Task requirements
Can you print the data exactly and leave out each image?

Given information

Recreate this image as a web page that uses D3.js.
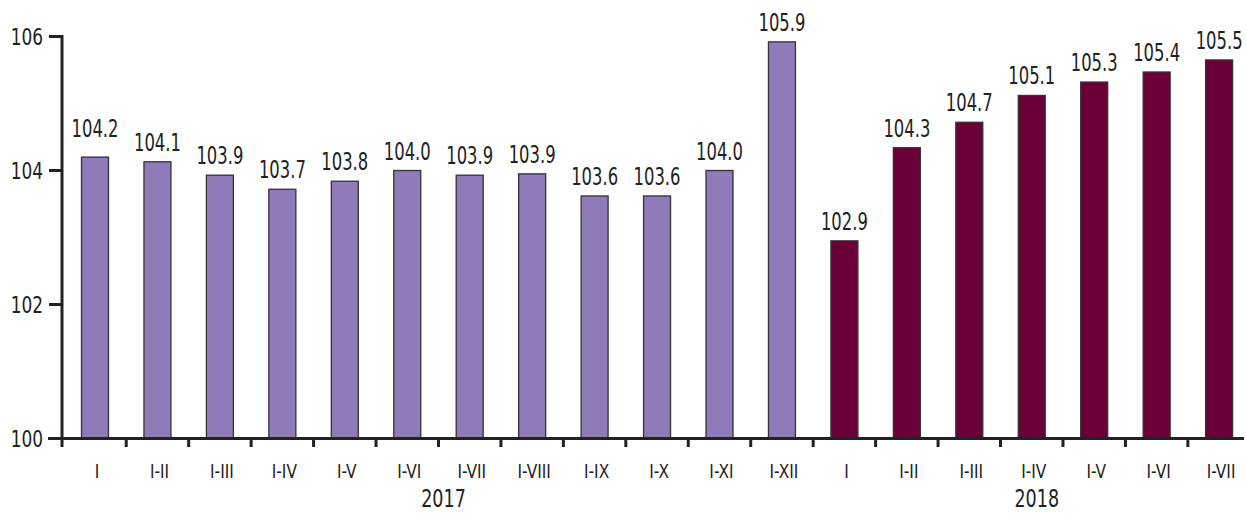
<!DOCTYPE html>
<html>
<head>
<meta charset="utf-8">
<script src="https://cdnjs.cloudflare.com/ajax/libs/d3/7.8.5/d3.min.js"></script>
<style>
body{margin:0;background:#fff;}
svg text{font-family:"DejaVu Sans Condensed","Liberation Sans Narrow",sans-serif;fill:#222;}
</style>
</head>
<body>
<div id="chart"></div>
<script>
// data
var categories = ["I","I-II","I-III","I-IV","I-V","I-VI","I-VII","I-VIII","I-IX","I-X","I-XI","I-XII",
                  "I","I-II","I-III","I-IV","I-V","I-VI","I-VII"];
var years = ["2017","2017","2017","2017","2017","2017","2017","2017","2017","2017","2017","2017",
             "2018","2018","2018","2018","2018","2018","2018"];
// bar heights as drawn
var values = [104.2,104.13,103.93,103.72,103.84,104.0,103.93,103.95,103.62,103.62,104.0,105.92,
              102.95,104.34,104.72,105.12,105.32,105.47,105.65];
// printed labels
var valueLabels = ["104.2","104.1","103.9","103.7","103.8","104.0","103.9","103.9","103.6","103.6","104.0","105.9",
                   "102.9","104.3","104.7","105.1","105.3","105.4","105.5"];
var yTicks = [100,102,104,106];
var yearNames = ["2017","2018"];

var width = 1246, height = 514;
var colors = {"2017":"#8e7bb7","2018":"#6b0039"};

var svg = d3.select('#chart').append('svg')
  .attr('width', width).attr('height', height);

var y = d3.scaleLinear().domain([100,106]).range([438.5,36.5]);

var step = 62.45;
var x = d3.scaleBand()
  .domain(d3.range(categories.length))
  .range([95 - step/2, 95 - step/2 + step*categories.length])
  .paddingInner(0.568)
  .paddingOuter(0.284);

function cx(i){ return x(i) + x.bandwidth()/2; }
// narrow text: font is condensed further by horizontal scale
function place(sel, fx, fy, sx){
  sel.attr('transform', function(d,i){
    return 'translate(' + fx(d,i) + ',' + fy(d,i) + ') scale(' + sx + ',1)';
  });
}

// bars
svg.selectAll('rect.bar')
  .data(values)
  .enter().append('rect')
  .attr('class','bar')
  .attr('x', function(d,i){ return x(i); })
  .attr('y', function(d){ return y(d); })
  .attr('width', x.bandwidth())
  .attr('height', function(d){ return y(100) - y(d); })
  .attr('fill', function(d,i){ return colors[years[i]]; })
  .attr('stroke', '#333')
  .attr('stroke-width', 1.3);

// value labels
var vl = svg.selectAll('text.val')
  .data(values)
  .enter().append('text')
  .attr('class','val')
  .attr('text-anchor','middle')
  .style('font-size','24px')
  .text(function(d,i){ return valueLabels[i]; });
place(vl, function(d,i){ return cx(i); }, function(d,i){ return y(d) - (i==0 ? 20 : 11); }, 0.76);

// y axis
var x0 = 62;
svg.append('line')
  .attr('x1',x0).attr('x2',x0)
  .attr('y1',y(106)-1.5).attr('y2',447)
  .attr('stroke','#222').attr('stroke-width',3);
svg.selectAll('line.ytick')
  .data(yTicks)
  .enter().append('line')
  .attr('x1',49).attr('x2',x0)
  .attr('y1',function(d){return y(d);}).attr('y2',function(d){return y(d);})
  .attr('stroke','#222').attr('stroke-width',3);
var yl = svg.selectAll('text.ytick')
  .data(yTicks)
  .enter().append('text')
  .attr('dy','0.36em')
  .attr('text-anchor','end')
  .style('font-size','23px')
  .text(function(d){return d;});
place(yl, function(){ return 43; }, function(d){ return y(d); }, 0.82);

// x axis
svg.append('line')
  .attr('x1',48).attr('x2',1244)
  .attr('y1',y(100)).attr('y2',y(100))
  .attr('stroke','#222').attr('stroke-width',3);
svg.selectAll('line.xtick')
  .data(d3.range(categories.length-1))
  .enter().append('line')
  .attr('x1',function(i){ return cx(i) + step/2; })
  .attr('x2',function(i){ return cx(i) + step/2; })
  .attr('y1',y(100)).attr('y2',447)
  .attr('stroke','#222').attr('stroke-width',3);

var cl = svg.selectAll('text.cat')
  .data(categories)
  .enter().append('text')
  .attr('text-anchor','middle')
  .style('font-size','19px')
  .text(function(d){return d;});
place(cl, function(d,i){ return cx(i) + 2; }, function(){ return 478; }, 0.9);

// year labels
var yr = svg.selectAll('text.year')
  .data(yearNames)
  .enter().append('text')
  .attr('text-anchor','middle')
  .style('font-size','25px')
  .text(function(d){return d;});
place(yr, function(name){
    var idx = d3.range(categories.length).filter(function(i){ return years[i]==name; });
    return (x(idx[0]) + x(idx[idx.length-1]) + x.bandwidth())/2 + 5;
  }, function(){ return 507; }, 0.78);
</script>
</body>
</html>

Answer to this task
Recreate this image as a web page that uses D3.js.
<!DOCTYPE html>
<html>
<head>
<meta charset="utf-8">
<script src="https://cdnjs.cloudflare.com/ajax/libs/d3/7.8.5/d3.min.js"></script>
<style>
body{margin:0;background:#fff;}
svg text{font-family:"DejaVu Sans Condensed","Liberation Sans Narrow",sans-serif;fill:#222;}
</style>
</head>
<body>
<div id="chart"></div>
<script>
// data
var categories = ["I","I-II","I-III","I-IV","I-V","I-VI","I-VII","I-VIII","I-IX","I-X","I-XI","I-XII",
                  "I","I-II","I-III","I-IV","I-V","I-VI","I-VII"];
var years = ["2017","2017","2017","2017","2017","2017","2017","2017","2017","2017","2017","2017",
             "2018","2018","2018","2018","2018","2018","2018"];
// bar heights as drawn
var values = [104.2,104.13,103.93,103.72,103.84,104.0,103.93,103.95,103.62,103.62,104.0,105.92,
              102.95,104.34,104.72,105.12,105.32,105.47,105.65];
// printed labels
var valueLabels = ["104.2","104.1","103.9","103.7","103.8","104.0","103.9","103.9","103.6","103.6","104.0","105.9",
                   "102.9","104.3","104.7","105.1","105.3","105.4","105.5"];
var yTicks = [100,102,104,106];
var yearNames = ["2017","2018"];

var width = 1246, height = 514;
var colors = {"2017":"#8e7bb7","2018":"#6b0039"};

var svg = d3.select('#chart').append('svg')
  .attr('width', width).attr('height', height);

var y = d3.scaleLinear().domain([100,106]).range([438.5,36.5]);

var step = 62.45;
var x = d3.scaleBand()
  .domain(d3.range(categories.length))
  .range([95 - step/2, 95 - step/2 + step*categories.length])
  .paddingInner(0.568)
  .paddingOuter(0.284);

function cx(i){ return x(i) + x.bandwidth()/2; }
// narrow text: font is condensed further by horizontal scale
function place(sel, fx, fy, sx){
  sel.attr('transform', function(d,i){
    return 'translate(' + fx(d,i) + ',' + fy(d,i) + ') scale(' + sx + ',1)';
  });
}

// bars
svg.selectAll('rect.bar')
  .data(values)
  .enter().append('rect')
  .attr('class','bar')
  .attr('x', function(d,i){ return x(i); })
  .attr('y', function(d){ return y(d); })
  .attr('width', x.bandwidth())
  .attr('height', function(d){ return y(100) - y(d); })
  .attr('fill', function(d,i){ return colors[years[i]]; })
  .attr('stroke', '#333')
  .attr('stroke-width', 1.3);

// value labels
var vl = svg.selectAll('text.val')
  .data(values)
  .enter().append('text')
  .attr('class','val')
  .attr('text-anchor','middle')
  .style('font-size','24px')
  .text(function(d,i){ return valueLabels[i]; });
place(vl, function(d,i){ return cx(i); }, function(d,i){ return y(d) - (i==0 ? 20 : 11); }, 0.76);

// y axis
var x0 = 62;
svg.append('line')
  .attr('x1',x0).attr('x2',x0)
  .attr('y1',y(106)-1.5).attr('y2',447)
  .attr('stroke','#222').attr('stroke-width',3);
svg.selectAll('line.ytick')
  .data(yTicks)
  .enter().append('line')
  .attr('x1',49).attr('x2',x0)
  .attr('y1',function(d){return y(d);}).attr('y2',function(d){return y(d);})
  .attr('stroke','#222').attr('stroke-width',3);
var yl = svg.selectAll('text.ytick')
  .data(yTicks)
  .enter().append('text')
  .attr('dy','0.36em')
  .attr('text-anchor','end')
  .style('font-size','23px')
  .text(function(d){return d;});
place(yl, function(){ return 43; }, function(d){ return y(d); }, 0.82);

// x axis
svg.append('line')
  .attr('x1',48).attr('x2',1244)
  .attr('y1',y(100)).attr('y2',y(100))
  .attr('stroke','#222').attr('stroke-width',3);
svg.selectAll('line.xtick')
  .data(d3.range(categories.length-1))
  .enter().append('line')
  .attr('x1',function(i){ return cx(i) + step/2; })
  .attr('x2',function(i){ return cx(i) + step/2; })
  .attr('y1',y(100)).attr('y2',447)
  .attr('stroke','#222').attr('stroke-width',3);

var cl = svg.selectAll('text.cat')
  .data(categories)
  .enter().append('text')
  .attr('text-anchor','middle')
  .style('font-size','19px')
  .text(function(d){return d;});
place(cl, function(d,i){ return cx(i) + 2; }, function(){ return 478; }, 0.9);

// year labels
var yr = svg.selectAll('text.year')
  .data(yearNames)
  .enter().append('text')
  .attr('text-anchor','middle')
  .style('font-size','25px')
  .text(function(d){return d;});
place(yr, function(name){
    var idx = d3.range(categories.length).filter(function(i){ return years[i]==name; });
    return (x(idx[0]) + x(idx[idx.length-1]) + x.bandwidth())/2 + 5;
  }, function(){ return 507; }, 0.78);
</script>
</body>
</html>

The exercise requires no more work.